Cargill ve Gemlik Gübre
Diğer yandan İznik Gölü kıyısında tüm itirazlara rağmen dönemin Başbakanı Erdoğan’ın çabasıyla kurulan Cargill şirketi göl suyunu emerken, eskinden kamu kuruluşu olan Azot Gübre fabrikasına bağlanan devasa büyüklükteki su borularıyla sular taşınmıştı. Özelleştirme sonrası Yıldırım Gruba satılan Gemlik Gübre AŞ genişlerken su kullanımı artarak devam etmekte ve tüm bu nedenlerle İznik Gölü adeta yok oluşa sürükleniyor.
İskele boşta kaldı
Bursa Büyükşehir Belediyesince Orhangazi ile İznik ilçe merkezleri arasında 2015-2018 yıllarında işletilen “Akşemseddin” adlı yolcu gemisi artık iskeleye yanaşamıyor.
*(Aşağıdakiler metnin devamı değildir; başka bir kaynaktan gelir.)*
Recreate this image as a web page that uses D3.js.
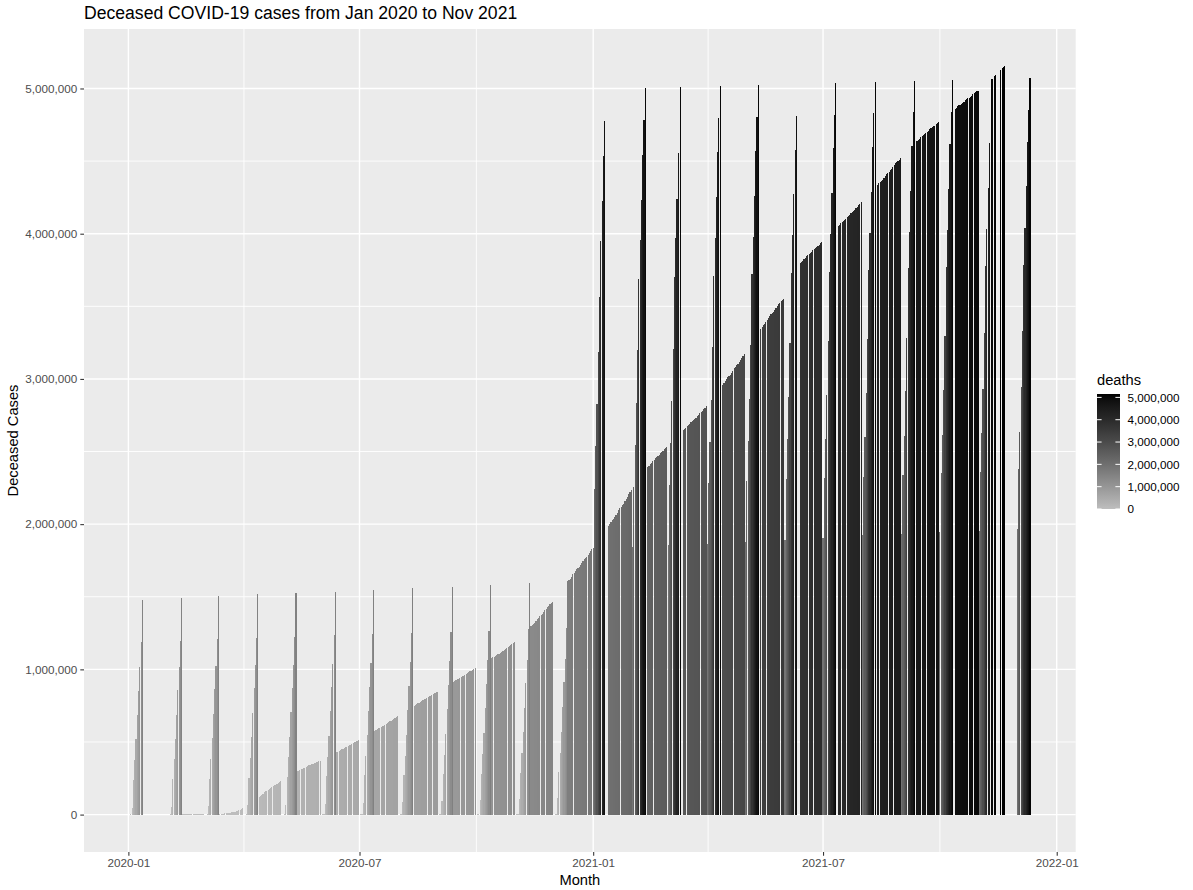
<!DOCTYPE html>
<html><head><meta charset="utf-8">
<script src="https://cdn.jsdelivr.net/npm/d3@7"></script>
<style>
body{margin:0;background:#fff}
text{font-family:"Liberation Sans",Arial,Helvetica,sans-serif}
</style>
</head><body>
<svg id="chart" width="1193" height="890"></svg>
<script>
// Cumulative global deceased cases, thousands, per reporting date (day 1..n of each month); null = no row
const deaths2020Jan = [null,null,null,null,null,null,null,null,null,null,null,null,null,null,null,null,null,null,null,null,null,0.017,0.018,0.026,0.042,0.056,0.082,0.131,0.133,0.171,0.213];
const deaths2020Feb = [0.259,0.362,0.426,0.492,0.564,0.634,0.719,0.806,0.906,1.013,1.113,1.118,1.371,1.523,1.666,1.770,1.868,2.007,2.122,2.247,2.251,2.458,2.469,2.629,2.708,2.770,2.814,2.872,2.941];
const deaths2020Mar = [2.996,3.085,3.160,3.254,3.348,3.460,3.558,3.802,3.988,4.262,4.615,4.720,5.404,5.819,6.440,7.126,7.905,8.733,9.867,11.299,12.973,14.623,16.497,18.615,21.181,23.970,27.198,30.652,33.925,37.582,42.107];
const deaths2020Apr = [46.809,52.983,58.787,64.606,69.374,74.565,81.865,88.338,95.455,102.525,108.502,114.091,119.482,125.984,134.176,143.800,153.822,159.510,165.044,169.986,176.583,183.067,190.858,197.159,202.846,206.544,211.167,217.153,227.638,233.388];
const deaths2020May = [238.650,243.808,247.470,251.537,257.239,263.855,269.567,274.898,279.311,282.709,286.330,291.942,297.197,302.418,307.666,311.781,315.185,318.481,323.285,328.115,332.924,338.160,342.097,345.059,346.232,350.453,355.629,360.308,365.123,369.126,372.035];
const deaths2020Jun = [375.543,380.249,385.947,391.136,395.862,399.931,403.269,406.818,411.580,416.459,421.461,426.149,430.425,433.802,437.531,444.180,449.642,454.802,459.637,463.868,467.466,471.654,477.065,482.449,489.361,494.285,498.628,502.146,505.669,510.734];
const deaths2020Jul = [518.0,523.0,528.2,532.3,535.8,539.6,545.6,551.3,556.8,562.3,567.4,571.4,575.4,581.4,587.3,593.2,599.0,604.3,608.6,612.6,618.5,625.3,631.8,638.0,643.3,647.3,651.3,657.8,664.5,670.8,677.0];
const deaths2020Aug = [682.6,686.8,690.9,697.6,704.2,710.4,716.7,722.2,726.8,731.2,737.4,743.8,749.7,755.6,761.1,765.6,769.7,776.2,782.7,788.5,794.0,799.4,803.7,807.7,814.0,820.0,825.9,831.4,836.4,840.7,845.0];
const deaths2020Sep = [851.3,857.6,863.4,869.0,873.8,877.8,881.8,887.0,893.4,899.2,904.8,910.1,914.4,918.8,925.1,931.5,937.1,942.7,948.0,952.1,956.5,962.8,969.2,974.9,980.6,985.8,990.0,994.8,1001.0,1007.2];
const deaths2020Oct = [1013.2,1018.9,1024.1,1028.0,1032.7,1038.7,1044.7,1050.7,1056.4,1061.6,1065.5,1069.8,1076.1,1082.4,1088.5,1094.5,1100.1,1104.3,1108.8,1115.4,1122.3,1128.7,1135.1,1141.5,1146.1,1151.2,1158.7,1165.9,1172.8,1179.6,1186.4];
const deaths2020Nov = [1191.4,1196.6,1205.8,1215.3,1224.0,1233.6,1242.4,1249.5,1256.9,1267.3,1278.0,1287.8,1297.8,1306.3,1313.6,1321.6,1333.1,1344.4,1355.4,1366.9,1376.3,1383.9,1393.2,1405.8,1418.5,1429.3,1439.8,1448.4,1456.0,1465.1];
const deaths2020Dec = [1477.8,1490.7,1503.7,1516.0,1527.3,1534.9,1544.2,1556.9,1570.4,1582.6,1595.3,1606.3,1614.3,1625.2,1639.4,1653.4,1667.0,1679.8,1690.4,1698.1,1708.2,1721.5,1735.8,1748.7,1758.0,1765.4,1772.8,1784.2,1799.6,1815.1,1831.9];
const deaths2021Jan = [1838,1846,1853,1863,1878,1893,1908,1922,1935,1944,1954,1970,1986,2001,2015,2027,2036,2046,2062,2078,2094,2108,2120,2129,2141,2157,2174,2190,2210,2222,2232];
const deaths2021Feb = [2241,2256,2270,2284,2297,2308,2316,2325,2338,2350,2362,2380,2393,2403,2411,2421,2432,2444,2454,2463,2469,2476,2487,2497,2506,2515,2523,2530];
const deaths2021Mar = [2538,2547,2557,2566,2575,2583,2589,2597,2607,2616,2625,2635,2648,2655,2663,2673,2683,2692,2701,2709,2715,2723,2733,2744,2754,2765,2775,2782,2790,2800,2812];
const deaths2021Apr = [2825,2837,2848,2855,2862,2875,2889,2903,2916,2927,2934,2944,2958,2972,2986,2999,3011,3019,3030,3044,3058,3072,3085,3097,3106,3117,3131,3146,3160,3174];
const deaths2021May = [3188,3198,3208,3221,3235,3249,3263,3275,3284,3298,3313,3329,3345,3360,3372,3381,3392,3406,3420,3433,3445,3455,3463,3473,3486,3500,3513,3525,3535,3542,3550];
const deaths2021Jun = [3565,3690,3700,3712,3722,3730,3738,3748,3762,3770,3778,3787,3797,3804,3814,3824,3835,3845,3854,3861,3868,3877,3886,3895,3904,3911,3917,3924,3933,3942];
const deaths2021Jul = [3951,3959,3967,3973,3979,3988,3997,4006,4015,4023,4030,4039,4053,4062,4071,4080,4088,4095,4103,4112,4122,4132,4141,4150,4157,4165,4176,4187,4197,4207,4215];
const deaths2021Aug = [4222,4230,4240,4251,4261,4272,4281,4288,4296,4306,4317,4327,4338,4347,4354,4362,4373,4384,4395,4410,4419,4427,4436,4448,4460,4472,4484,4494,4502,4510,4522];
const deaths2021Sep = [4533,4544,4555,4565,4572,4579,4588,4598,4607,4616,4624,4630,4636,4645,4654,4663,4672,4680,4686,4692,4701,4710,4719,4727,4734,4739,4745,4753,4761,4770];
const deaths2021Oct = [4778,4785,null,4796,4804,4812,4820,4828,4835,4840,null,4852,4860,4868,4876,4883,4888,4894,4902,4910,4918,4926,4932,4937,4943,4951,4959,4967,4975,4981,4986];
const deaths2021Nov = [null,5000,5008,5016,5024,null,5037,5043,5051,5060,5067,5073,5085,5093,null,null,null,5130,5138,5145,5152];

const yBreaks = [0,1000000,2000000,3000000,4000000,5000000];
const xBreakLabels = ["2020-01","2020-07","2021-01","2021-07","2022-01"];

const months = [
  [2020,1,deaths2020Jan],[2020,2,deaths2020Feb],[2020,3,deaths2020Mar],[2020,4,deaths2020Apr],
  [2020,5,deaths2020May],[2020,6,deaths2020Jun],[2020,7,deaths2020Jul],[2020,8,deaths2020Aug],
  [2020,9,deaths2020Sep],[2020,10,deaths2020Oct],[2020,11,deaths2020Nov],[2020,12,deaths2020Dec],
  [2021,1,deaths2021Jan],[2021,2,deaths2021Feb],[2021,3,deaths2021Mar],[2021,4,deaths2021Apr],
  [2021,5,deaths2021May],[2021,6,deaths2021Jun],[2021,7,deaths2021Jul],[2021,8,deaths2021Aug],
  [2021,9,deaths2021Sep],[2021,10,deaths2021Oct],[2021,11,deaths2021Nov]
];

// The source chart read ambiguous dates (day <= 12) with day and month swapped
const records = [];
months.forEach(([yr, mo, vals]) => vals.forEach((v, i) => {
  if (v == null) return;
  const day = i + 1;
  const date = day <= 12 ? new Date(Date.UTC(yr, day - 1, mo)) : new Date(Date.UTC(yr, mo - 1, day));
  records.push({date, deaths: v * 1000});
}));

const DAY = 864e5;
const svg = d3.select("#chart");
const P = {l: 84, r: 1075.7, t: 29, b: 852};

const dMin = d3.min(records, d => +d.date) - 0.45*DAY;
const dMax = d3.max(records, d => +d.date) + 0.45*DAY;
const span = dMax - dMin;
const x = d3.scaleUtc().domain([new Date(dMin - 0.05*span), new Date(dMax + 0.05*span)]).range([P.l, P.r]);

const maxV = d3.max(records, d => d.deaths);
const y = d3.scaleLinear().domain([-0.05*maxV, maxV*1.05]).range([P.b, P.t]);

const color = d3.scaleLinear().domain([0, maxV]).range(["#bebebe", "#000000"]).interpolate(d3.interpolateLab);

svg.append("rect").attr("x",0).attr("y",0).attr("width",1193).attr("height",890).attr("fill","#fff");
svg.append("rect").attr("x",P.l).attr("y",P.t).attr("width",P.r-P.l).attr("height",P.b-P.t).attr("fill","#ebebeb");

// grid
const xMajor = xBreakLabels.map(s => d3.utcParse("%Y-%m")(s));
const xMinor = d3.pairs(xMajor).map(([a,b]) => new Date((+a + +b)/2));
const yMinor = d3.pairs(yBreaks).map(([a,b]) => (a+b)/2);
const grid = svg.append("g");
grid.selectAll("line.ymn").data(yMinor).join("line")
  .attr("x1",P.l).attr("x2",P.r).attr("y1",d=>y(d)).attr("y2",d=>y(d))
  .attr("stroke","#fff").attr("stroke-width",0.9);
grid.selectAll("line.xmn").data(xMinor).join("line")
  .attr("y1",P.t).attr("y2",P.b).attr("x1",d=>x(d)).attr("x2",d=>x(d))
  .attr("stroke","#fff").attr("stroke-width",0.9);
grid.selectAll("line.ymj").data(yBreaks).join("line")
  .attr("x1",P.l).attr("x2",P.r).attr("y1",d=>y(d)).attr("y2",d=>y(d))
  .attr("stroke","#fff").attr("stroke-width",1.4);
grid.selectAll("line.xmj").data(xMajor).join("line")
  .attr("y1",P.t).attr("y2",P.b).attr("x1",d=>x(d)).attr("x2",d=>x(d))
  .attr("stroke","#fff").attr("stroke-width",1.4);

// bars
svg.append("g").selectAll("rect").data(records).join("rect")
  .attr("x", d => x(new Date(+d.date - 0.45*DAY)))
  .attr("width", d => x(new Date(+d.date + 0.45*DAY)) - x(new Date(+d.date - 0.45*DAY)))
  .attr("y", d => y(Math.max(0,d.deaths)))
  .attr("height", d => y(0) - y(d.deaths))
  .attr("fill", d => color(d.deaths))
  .attr("shape-rendering","crispEdges");

// axes
const xAxis = svg.append("g").attr("transform",`translate(0,${P.b})`)
  .call(d3.axisBottom(x).tickValues(xMajor).tickFormat(d3.utcFormat("%Y-%m")).tickSize(3.7).tickPadding(3));
const yAxis = svg.append("g").attr("transform",`translate(${P.l},0)`)
  .call(d3.axisLeft(y).tickValues(yBreaks).tickFormat(d3.format(",")).tickSize(3.7).tickPadding(3));
[xAxis,yAxis].forEach(a => {
  a.select(".domain").remove();
  a.selectAll(".tick line").attr("stroke","#333333").attr("stroke-width",1.07);
  a.selectAll(".tick text").attr("fill","#4d4d4d").style("font-size","11.7px")
   .style("font-family",'"Liberation Sans",Arial,sans-serif');
});

// titles
svg.append("text").attr("x",P.l).attr("y",19).style("font-size","17.6px").attr("fill","#000")
  .text("Deceased COVID-19 cases from Jan 2020 to Nov 2021");
svg.append("text").attr("x",(P.l+P.r)/2).attr("y",885).attr("text-anchor","middle")
  .style("font-size","14.7px").attr("fill","#000").text("Month");
svg.append("text").attr("transform",`translate(18,${(P.t+P.b)/2}) rotate(-90)`).attr("text-anchor","middle")
  .style("font-size","14.7px").attr("fill","#000").text("Deceased Cases");

// legend
const L = {x: 1097, top: 394, bottom: 509, w: 23};
const lg = svg.append("g");
lg.append("text").attr("x",L.x).attr("y",385).style("font-size","14.7px").attr("fill","#000").text("deaths");
const defs = svg.append("defs");
const grad = defs.append("linearGradient").attr("id","cbar").attr("x1",0).attr("y1",1).attr("x2",0).attr("y2",0);
d3.range(0,1.0001,0.05).forEach(t => grad.append("stop").attr("offset",t).attr("stop-color",color(t*maxV)));
lg.append("rect").attr("x",L.x).attr("y",L.top).attr("width",L.w).attr("height",L.bottom-L.top).attr("fill","url(#cbar)");
const ly = d3.scaleLinear().domain([0,maxV]).range([L.bottom, L.top]);
yBreaks.forEach(b => {
  lg.append("line").attr("x1",L.x).attr("x2",L.x+L.w/5).attr("y1",ly(b)).attr("y2",ly(b)).attr("stroke","#fff").attr("stroke-width",1);
  lg.append("line").attr("x1",L.x+L.w*4/5).attr("x2",L.x+L.w).attr("y1",ly(b)).attr("y2",ly(b)).attr("stroke","#fff").attr("stroke-width",1);
  lg.append("text").attr("x",1127.5).attr("y",ly(b)).attr("dy","0.36em").style("font-size","11.7px").attr("fill","#000")
    .text(d3.format(",")(b));
});
</script>
</body></html>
Su çekilmesiyle, 2014 yılında göl kıyısının 20 metre açığında 1,5-2 metre derinlikte bulunan, yaklaşık 1600 yıl önce Aziz Neophytos adına inşa edildiği belirlenen batık bazilika kalıntısının tamamı su seviyesinin üzerinde kaldı. Orhangazi Ziraat Odası Başkanı Dinçer Dimrit, AA muhabirine, İznik Gölü’nün her geçen gün “kan kaybettiğini” söyledi.
Çekilme 150 metre
Göldeki çekilme hakkında hazırladıkları raporu ilgili kurum ve kuruluşlara sunduklarını belirten Dimrit, “Bu göl hepimizin gölü. Bu gölü hep birlikte korumamız gerekir. Bir değerimiz çekilip gidiyor. Bu yıl daha çok büyük çekilme oldu. Bu yıl suyun olduğu bölüm mera haline geldi. Çocukluğumda gölün kenarında yol vardı, su oraya kadar çıkardı. Gördüğümüz kadarıyla oradan yaklaşık 150 metre çekilme var. Çözüm önerisi olarak vahşi sulamanın önüne geçebiliriz. Fabrikalara buradan su verilmemesi lazım. Bunun yanında kuraklık ve buharlaşmayla suyumuz bu seviyelere geldi” dedi.